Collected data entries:
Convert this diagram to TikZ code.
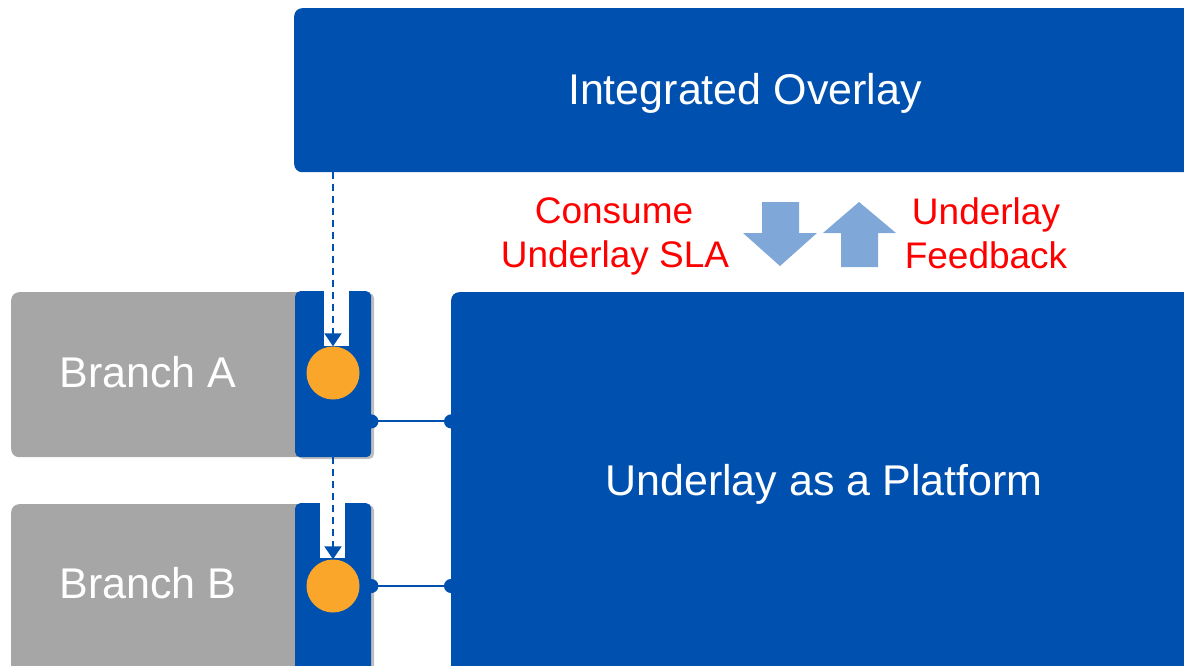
\documentclass[tikz,border=0pt]{standalone}
\usepackage{fontspec}
\setmainfont{Liberation Sans}
\usetikzlibrary{arrows.meta,calc}
\definecolor{cblue}{RGB}{0,81,175}
\definecolor{cgray}{RGB}{166,166,166}
\definecolor{cshadow}{RGB}{190,190,190}
\definecolor{corange}{RGB}{249,166,43}
\definecolor{clight}{RGB}{127,168,216}
\definecolor{cred}{RGB}{255,0,0}
\begin{document}
\begin{tikzpicture}[x=1pt,y=-1pt,
  bluebox/.style={fill=cblue,draw=none,rectangle,rounded corners=8pt,anchor=north west,inner sep=0pt},
  graybox/.style={fill=cgray,draw=none,rectangle,rounded corners=8pt,anchor=north west,inner sep=0pt},
  tabbox/.style={fill=cblue,draw=none,rectangle,rounded corners=5pt,anchor=north west,inner sep=0pt,minimum width=76pt},
  notch/.style={fill=white,draw=none,rectangle,anchor=north west,inner sep=0pt,minimum width=25pt,minimum height=55pt},
  port/.style={fill=corange,draw=none,circle,inner sep=0pt,minimum size=53pt},
  bigtext/.style={text=white,font=\fontsize{43pt}{50pt}\selectfont,anchor=base,inner sep=0pt},
  redtext/.style={text=cred,font=\fontsize{37pt}{44pt}\selectfont,anchor=base,inner sep=0pt},
  dasharrow/.style={draw=cblue,line width=2pt,dash pattern=on 7pt off 5pt,-{Triangle[width=17pt,length=13pt]}},
  link/.style={draw=cblue,line width=2pt,{Circle[length=14pt]}-{Circle[length=14pt]},shorten <=-7pt,shorten >=-7pt},
  blockarrow/.style={fill=clight,draw=none}
]
\useasboundingbox (0,0) rectangle (1184,666);
\clip (0,0) rectangle (1184,666);

% top box
\node[bluebox,minimum width=940pt,minimum height=164pt] (overlay) at (294,8) {};
\node[bigtext] (overlaytxt) at (745,105) {Integrated Overlay};

% underlay box
\node[bluebox,minimum width=760pt,minimum height=400pt] (underlay) at (451,292) {};
\node[bigtext] (underlaytxt) at (824,495) {Underlay as a Platform};

% branch A
\node[graybox,minimum width=295pt,minimum height=165pt] (branchA) at (11,292) {};
\node[bigtext] (branchAtxt) at (148,387) {Branch A};
\fill[cshadow,rounded corners=5pt] (298,293) rectangle (374,459);
\node[tabbox,minimum height=166pt] (tabA) at (295,291) {};
\node[notch] (notchA) at (324,291) {};
\node[port] (circA) at (333,373) {};

% branch B
\node[graybox,minimum width=300pt,minimum height=200pt] (branchB) at (11,504) {};
\node[bigtext] (branchBtxt) at (148,598) {Branch B};
\fill[cshadow,rounded corners=5pt] (298,505) rectangle (374,710);
\node[tabbox,minimum height=200pt] (tabB) at (295,503) {};
\node[notch] (notchB) at (320,503) {};
\node[port] (circB) at (333,586) {};

% dashed arrows
\draw[dasharrow] (overlay.south -| circA.north) -- (circA.north);
\draw[dasharrow] (tabA.south -| circB.north) -- (circB.north);

% links
\draw[link] ([yshift=36pt]tabA.south east) -- ([yshift=36pt]tabA.south east -| underlay.west);
\draw[link] (circB -| tabB.east) -- (circB -| underlay.west);

% block arrows
\fill[blockarrow] (762,202) -- (799,202) -- (799,233) -- (817,233) -- (780,266) -- (743,233) -- (762,233) -- cycle;
\fill[blockarrow] (859,202) -- (896,233) -- (878,233) -- (878,267) -- (841,267) -- (841,233) -- (823,233) -- cycle;

% red labels
\node[redtext] (consume1) at (614,223) {Consume};
\node[redtext] (consume2) at (615,267) {Underlay SLA};
\node[redtext] (feedback1) at (986,224) {Underlay};
\node[redtext] (feedback2) at (986,268) {Feedback};
\end{tikzpicture}
\end{document}
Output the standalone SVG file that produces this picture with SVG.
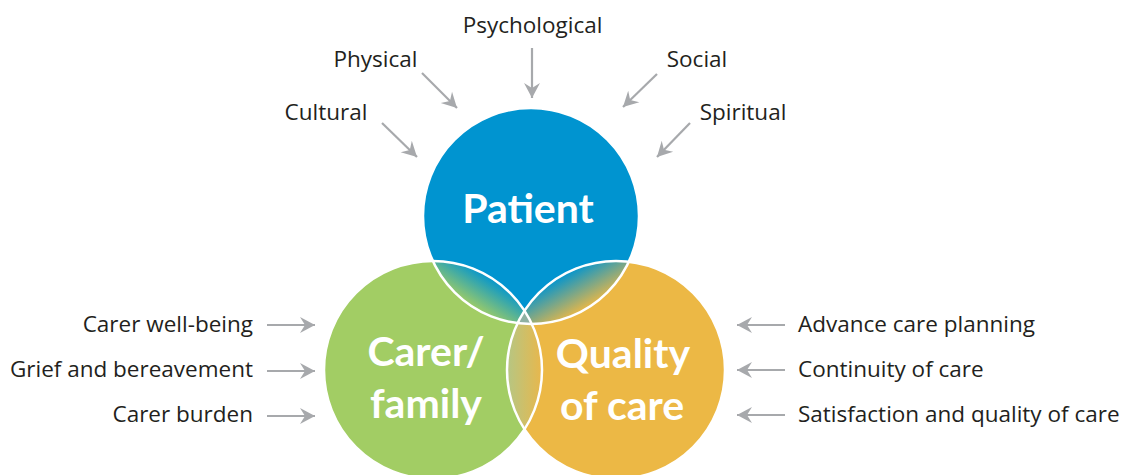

- [Exercise brief] Repeat the listing in full and exactly. Do not include any images.

- [Finished answer]
Convert this diagram to TikZ code.
\documentclass[tikz,border=0pt]{standalone}
\usepackage{fontspec}
\setmainfont{Liberation Sans}
\usetikzlibrary{arrows.meta,calc}
\definecolor{cblue}{RGB}{0,81,175}
\definecolor{cgray}{RGB}{166,166,166}
\definecolor{cshadow}{RGB}{190,190,190}
\definecolor{corange}{RGB}{249,166,43}
\definecolor{clight}{RGB}{127,168,216}
\definecolor{cred}{RGB}{255,0,0}
\begin{document}
\begin{tikzpicture}[x=1pt,y=-1pt,
  bluebox/.style={fill=cblue,draw=none,rectangle,rounded corners=8pt,anchor=north west,inner sep=0pt},
  graybox/.style={fill=cgray,draw=none,rectangle,rounded corners=8pt,anchor=north west,inner sep=0pt},
  tabbox/.style={fill=cblue,draw=none,rectangle,rounded corners=5pt,anchor=north west,inner sep=0pt,minimum width=76pt},
  notch/.style={fill=white,draw=none,rectangle,anchor=north west,inner sep=0pt,minimum width=25pt,minimum height=55pt},
  port/.style={fill=corange,draw=none,circle,inner sep=0pt,minimum size=53pt},
  bigtext/.style={text=white,font=\fontsize{43pt}{50pt}\selectfont,anchor=base,inner sep=0pt},
  redtext/.style={text=cred,font=\fontsize{37pt}{44pt}\selectfont,anchor=base,inner sep=0pt},
  dasharrow/.style={draw=cblue,line width=2pt,dash pattern=on 7pt off 5pt,-{Triangle[width=17pt,length=13pt]}},
  link/.style={draw=cblue,line width=2pt,{Circle[length=14pt]}-{Circle[length=14pt]},shorten <=-7pt,shorten >=-7pt},
  blockarrow/.style={fill=clight,draw=none}
]
\useasboundingbox (0,0) rectangle (1184,666);
\clip (0,0) rectangle (1184,666);

% top box
\node[bluebox,minimum width=940pt,minimum height=164pt] (overlay) at (294,8) {};
\node[bigtext] (overlaytxt) at (745,105) {Integrated Overlay};

% underlay box
\node[bluebox,minimum width=760pt,minimum height=400pt] (underlay) at (451,292) {};
\node[bigtext] (underlaytxt) at (824,495) {Underlay as a Platform};

% branch A
\node[graybox,minimum width=295pt,minimum height=165pt] (branchA) at (11,292) {};
\node[bigtext] (branchAtxt) at (148,387) {Branch A};
\fill[cshadow,rounded corners=5pt] (298,293) rectangle (374,459);
\node[tabbox,minimum height=166pt] (tabA) at (295,291) {};
\node[notch] (notchA) at (324,291) {};
\node[port] (circA) at (333,373) {};

% branch B
\node[graybox,minimum width=300pt,minimum height=200pt] (branchB) at (11,504) {};
\node[bigtext] (branchBtxt) at (148,598) {Branch B};
\fill[cshadow,rounded corners=5pt] (298,505) rectangle (374,710);
\node[tabbox,minimum height=200pt] (tabB) at (295,503) {};
\node[notch] (notchB) at (320,503) {};
\node[port] (circB) at (333,586) {};

% dashed arrows
\draw[dasharrow] (overlay.south -| circA.north) -- (circA.north);
\draw[dasharrow] (tabA.south -| circB.north) -- (circB.north);

% links
\draw[link] ([yshift=36pt]tabA.south east) -- ([yshift=36pt]tabA.south east -| underlay.west);
\draw[link] (circB -| tabB.east) -- (circB -| underlay.west);

% block arrows
\fill[blockarrow] (762,202) -- (799,202) -- (799,233) -- (817,233) -- (780,266) -- (743,233) -- (762,233) -- cycle;
\fill[blockarrow] (859,202) -- (896,233) -- (878,233) -- (878,267) -- (841,267) -- (841,233) -- (823,233) -- cycle;

% red labels
\node[redtext] (consume1) at (614,223) {Consume};
\node[redtext] (consume2) at (615,267) {Underlay SLA};
\node[redtext] (feedback1) at (986,224) {Underlay};
\node[redtext] (feedback2) at (986,268) {Feedback};
\end{tikzpicture}
\end{document}
Output the standalone SVG file that produces this picture with SVG.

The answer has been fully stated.